1915. Arrivé à Panama avec Raspoutine, Corto Maltese met le cap sur San Francisco, espérant y retrouver Jack London. Ce dernier, parti au Mexique, lui a laissé un message, par lequel il lui demande de remettre une lettre à Waka Yamada, ancienne meneuse de saloon devenue figure de proue de la lutte contre la traite des blanches. S’ouvre pour Corto un voyage périlleux dans les étendues sauvages du Grand Nord. Il devra affronter le froid, une ligue de souteneurs nippons, une tempête en mer de Beaufort, un chef de tribu inuit féru de Révolution française (version Robespierre et guillotine), des patriotes irlandais, et un scientifique à la fiabilité douteuse. Sous le soleil de minuit, Corto pourra-t-il garder son flegme légendaire et son regard distancié sur les évènements ?

Vingt ans après la disparition d’Hugo Pratt, le ténébreux marin reprend du service, sous la direction d’un tandem espagnol. Pour ce premier opus, les auteurs se sont livrés à un exercice de style ardu : il ne fallait être ni copiste, ni archiviste, ni révolutionnaire. La ligne de crête était dès lors étroite et nécessitait de l’imagination contenue.

L’arrière-plan historique (l’Amérique du Nord au début de la Première Guerre Mondiale) permet de larges développements : Exposition Internationale liée à l’ouverture du Canal de Panama, recherche pétrolière et minière, contestations territoriales entre le Canada et les Etats-Unis, statut des peuples premiers, condition des femmes. Beau terrain de jeu pour Corto… Il n’est pourtant pas seul et croise de nombreux personnages. Une partie de ceux-ci sont des familiers (Raspoutine, London) auxquels se mêlent de nouveaux venus, aux archétypes attendus.

Ce treizième album dont l’action se déroule après La Ballade de la Mer Salée, est plutôt bien construit. Les codes de la geste maltésienne sont amplement recyclés : Corto soliloque un peu ; il ne cède pas aux sirènes des puissants ; il incarne toujours une forme d’idéalisme, une ouverture sur un monde en mouvement, tout en étant empreint d’individualisme. Mais il n’a pas entièrement retrouvé l’étoffe qui était la sienne.
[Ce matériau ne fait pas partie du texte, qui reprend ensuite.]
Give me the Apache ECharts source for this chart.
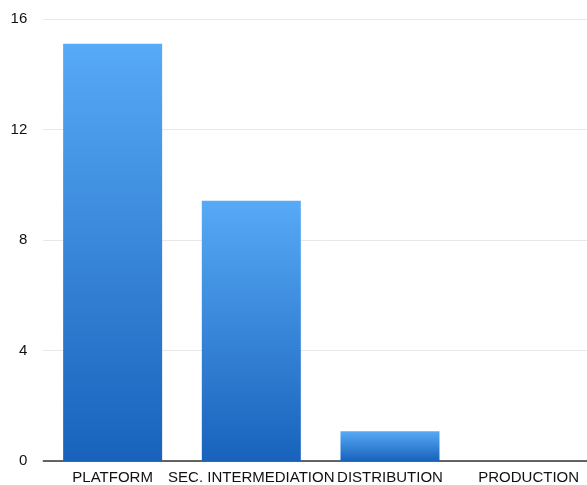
<!DOCTYPE html>
<html><head><meta charset="utf-8">
<script src="https://cdn.jsdelivr.net/npm/echarts@6/dist/echarts.min.js"></script>
<style>html,body{margin:0;padding:0;background:#fff;overflow:hidden}#c{width:598px;height:485px}</style>
</head><body><div id="c"></div>
<script>
const categories = ["PLATFORM", "SEC. INTERMEDIATION", "DISTRIBUTION", "PRODUCTION"];
const values = [15.1, 9.42, 1.08, 0];
const yTicks = [0, 4, 8, 12, 16];

const chart = echarts.init(document.getElementById('c'));
chart.setOption({
  animation: false,
  grid: { left: 43.3, top: 19, right: 0, bottom: 22.5, containLabel: false },
  xAxis: {
    type: 'category',
    data: categories,
    axisLine: { lineStyle: { color: '#333', width: 1.5 } },
    axisTick: { show: false },
    axisLabel: { color: '#111', fontSize: 15, fontFamily: 'Liberation Sans, Arial, sans-serif', margin: 9, interval: 0 }
  },
  yAxis: {
    type: 'value', min: 0, max: 16, interval: 4,
    axisLine: { show: false }, axisTick: { show: false },
    axisLabel: { color: '#111', fontSize: 15, fontFamily: 'Liberation Sans, Arial, sans-serif', margin: 16 },
    splitLine: { lineStyle: { color: '#e8e8e8', width: 1 } }
  },
  series: [{
    type: 'bar',
    data: values,
    barWidth: 99,
    itemStyle: {
      color: new echarts.graphic.LinearGradient(0, 0, 0, 1, [
        { offset: 0, color: '#57aaf6' },
        { offset: 1, color: '#1862bc' }
      ])
    }
  }]
});
</script></body></html>
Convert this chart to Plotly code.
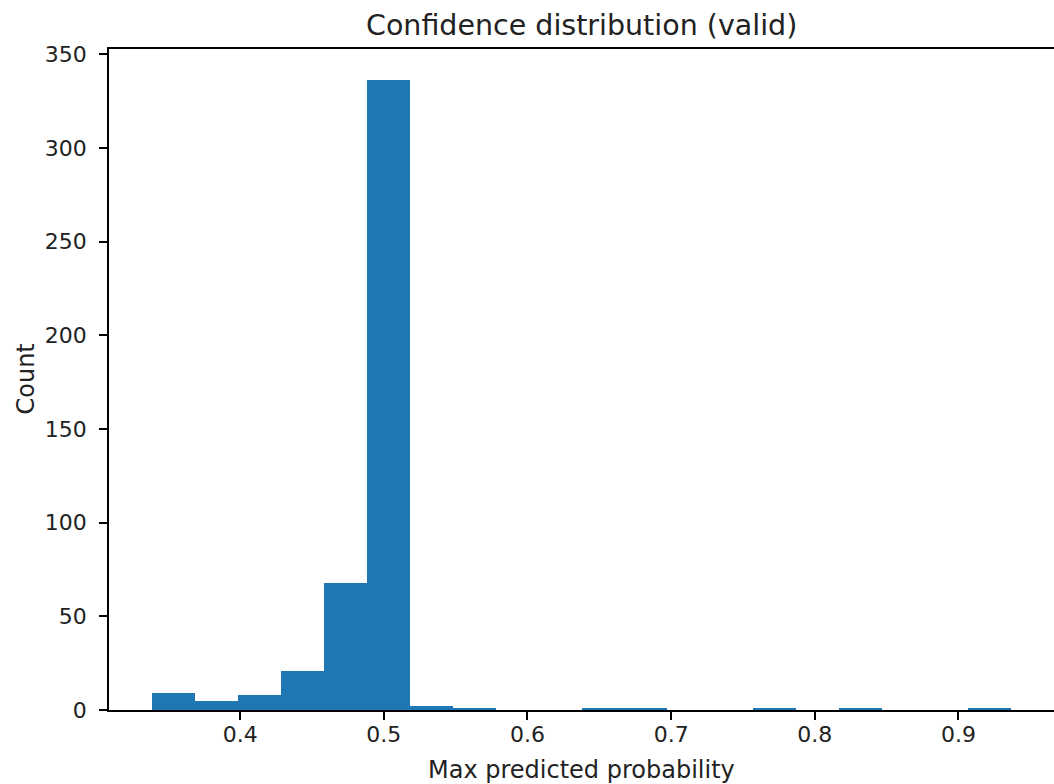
import plotly.graph_objects as go

# Histogram data (20 bins)
bin_edges = [0.3386, 0.3685, 0.3984, 0.4283, 0.4582, 0.4881, 0.5180, 0.5479,
             0.5778, 0.6077, 0.6376, 0.6675, 0.6974, 0.7273, 0.7572, 0.7871,
             0.8170, 0.8469, 0.8768, 0.9067, 0.9366]
counts = [9, 5, 8, 21, 68, 336, 2, 1, 0, 0, 1, 1, 0, 0, 1, 0, 1, 0, 0, 1]
x_ticks = [0.4, 0.5, 0.6, 0.7, 0.8, 0.9]
x_tick_labels = ["0.4", "0.5", "0.6", "0.7", "0.8", "0.9"]
y_ticks = [0, 50, 100, 150, 200, 250, 300, 350]

title_text = "Confidence distribution (valid)"
x_label = "Max predicted probability"
y_label = "Count"

centers = [(bin_edges[i] + bin_edges[i + 1]) / 2 for i in range(len(counts))]
widths = [bin_edges[i + 1] - bin_edges[i] for i in range(len(counts))]

FONT = "DejaVu Sans"
W, H = 1054, 784
ML, MR, MT, MB = 109, 0, 49, 74

fig = go.Figure()
fig.add_trace(go.Bar(
    x=centers, y=counts, width=widths,
    marker=dict(color="#1f77b4", line=dict(width=0)),
    hoverinfo="x+y",
))

span = bin_edges[-1] - bin_edges[0]
x_range = [bin_edges[0] - 0.05 * span, bin_edges[-1] + 0.05 * span]
y_range = [0, max(counts) * 1.05]

fig.update_layout(
    width=W, height=H,
    margin=dict(l=ML, r=MR, t=MT, b=MB, autoexpand=False),
    paper_bgcolor="white", plot_bgcolor="white",
    showlegend=False, bargap=0,
    font=dict(family=FONT, color="black", size=22),
    xaxis=dict(range=x_range, tickvals=x_ticks, ticktext=x_tick_labels,
               showgrid=False, zeroline=False, automargin=False,
               showline=True, linecolor="black", linewidth=1.8, mirror=True,
               ticks="outside", ticklen=8, tickwidth=1.8, tickcolor="black",
               ticklabelstandoff=-4,
               tickfont=dict(family=FONT, size=22, color="#222222")),
    yaxis=dict(range=y_range, tickvals=y_ticks,
               showgrid=False, zeroline=False, automargin=False,
               showline=True, linecolor="black", linewidth=1.8, mirror=False,
               ticks="outside", ticklen=8, tickwidth=1.8, tickcolor="black",
               ticklabelstandoff=8,
               tickfont=dict(family=FONT, size=22, color="#222222")),
    annotations=[
        dict(text=title_text, xref="paper", x=0.5, xanchor="center",
             yref="paper", y=1 + (MT - 25) / (H - MT - MB), yanchor="middle",
             showarrow=False, font=dict(family=FONT, size=28.5, color="#222222")),
        dict(text=x_label, xref="paper", x=0.5, xanchor="center",
             yref="paper", y=-(770 - (H - MB)) / (H - MT - MB), yanchor="middle",
             showarrow=False, font=dict(family=FONT, size=24, color="#222222")),
        dict(text=y_label, xref="paper", x=-(ML - 25) / (W - ML - MR), xanchor="center",
             yref="paper", y=0.5, yanchor="middle", textangle=-90,
             showarrow=False, font=dict(family=FONT, size=24, color="#222222")),
    ],
)

fig.write_html(
    "out.html",
    config={"displayModeBar": False},
    post_script="document.body.style.margin='0';document.body.style.overflow='hidden';",
)
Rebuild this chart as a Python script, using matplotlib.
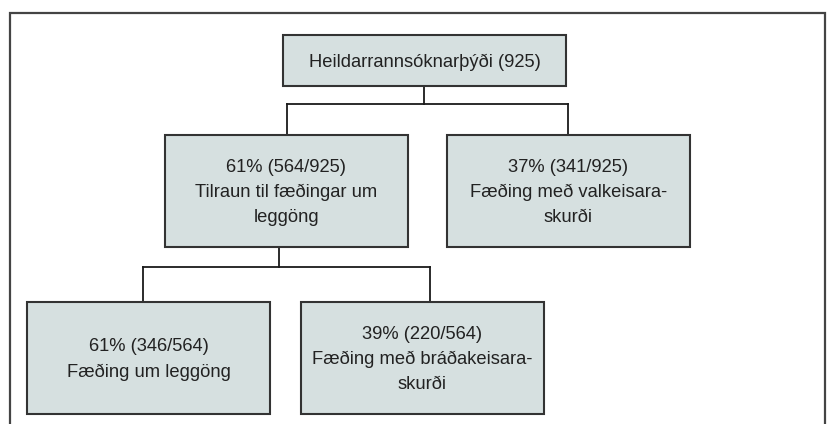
import matplotlib
matplotlib.use("Agg")
import matplotlib.pyplot as plt
from matplotlib.patches import Rectangle

# --- data ---
labels = [
    "Heildarrannsóknarþýði (925)",
    "61% (564/925)\nTilraun til fæðingar um\nleggöng",
    "37% (341/925)\nFæðing með valkeisara-\nskurði",
    "61% (346/564)\nFæðing um leggöng",
    "39% (220/564)\nFæðing með bráðakeisara-\nskurði",
]

# --- layout (pixel coords: x0, y0, x1, y1) ---
boxes = [
    (283, 35, 566, 86),
    (165, 135, 408, 247),
    (447, 135, 690, 247),
    (27, 302, 270, 414),
    (301, 302, 544, 414),
]

W, H = 827, 424
fig = plt.figure(figsize=(W / 100, H / 100), dpi=100)
ax = fig.add_axes([0, 0, 1, 1])
ax.set_xlim(0, W)
ax.set_ylim(H, 0)
ax.axis("off")

fill = "#d6e0e0"
edge = "#333333"
lc = "#1a1a1a"

# outer frame
ax.plot([10, 10, 825, 825], [430, 13, 13, 430], color="#444444", lw=1.6, solid_joinstyle="miter")

# connectors
ax.plot([424, 424], [86, 104], color=lc, lw=1.3)
ax.plot([287, 568], [104, 104], color=lc, lw=1.3)
ax.plot([287, 287], [104, 135], color=lc, lw=1.3)
ax.plot([568, 568], [104, 135], color=lc, lw=1.3)
ax.plot([279, 279], [247, 267], color=lc, lw=1.3)
ax.plot([143, 430], [267, 267], color=lc, lw=1.3)
ax.plot([143, 143], [267, 302], color=lc, lw=1.3)
ax.plot([430, 430], [267, 302], color=lc, lw=1.3)

for (x0, y0, x1, y1), lab in zip(boxes, labels):
    ax.add_patch(Rectangle((x0, y0), x1 - x0, y1 - y0, facecolor=fill,
                           edgecolor=edge, lw=1.5, zorder=3))
    ax.text((x0 + x1) / 2, (y0 + y1) / 2 + 1.5, lab, ha="center", va="center",
            fontsize=13.2, family="Liberation Sans", color="#222222",
            linespacing=1.63, zorder=4)

fig.savefig("out.png", dpi=100)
Il semble ouvrir un cycle d’aventure, où l’onirisme – si marqué dans les derniers ouvrages d’Hugo Pratt – est absent. Peut-être lui manque-t-il un peu des silences sans lesquels il ne serait qu’un marin comme les autres.

Cette bande dessinée plaira, mais risque de décevoir aussi les afficionados de longue date. Elle n’est certes pas un coup de maître – il aurait fallu pour cela faire oublier l’original, ce qui relevait de l’impossible. Mais elle est sans conteste un beau coup d’essai.

A noter qu’il existe trois versions de cette aventure, l’une en couleurs (88 pages), l’autre en noir et blanc (96 pages), et un tirage de luxe.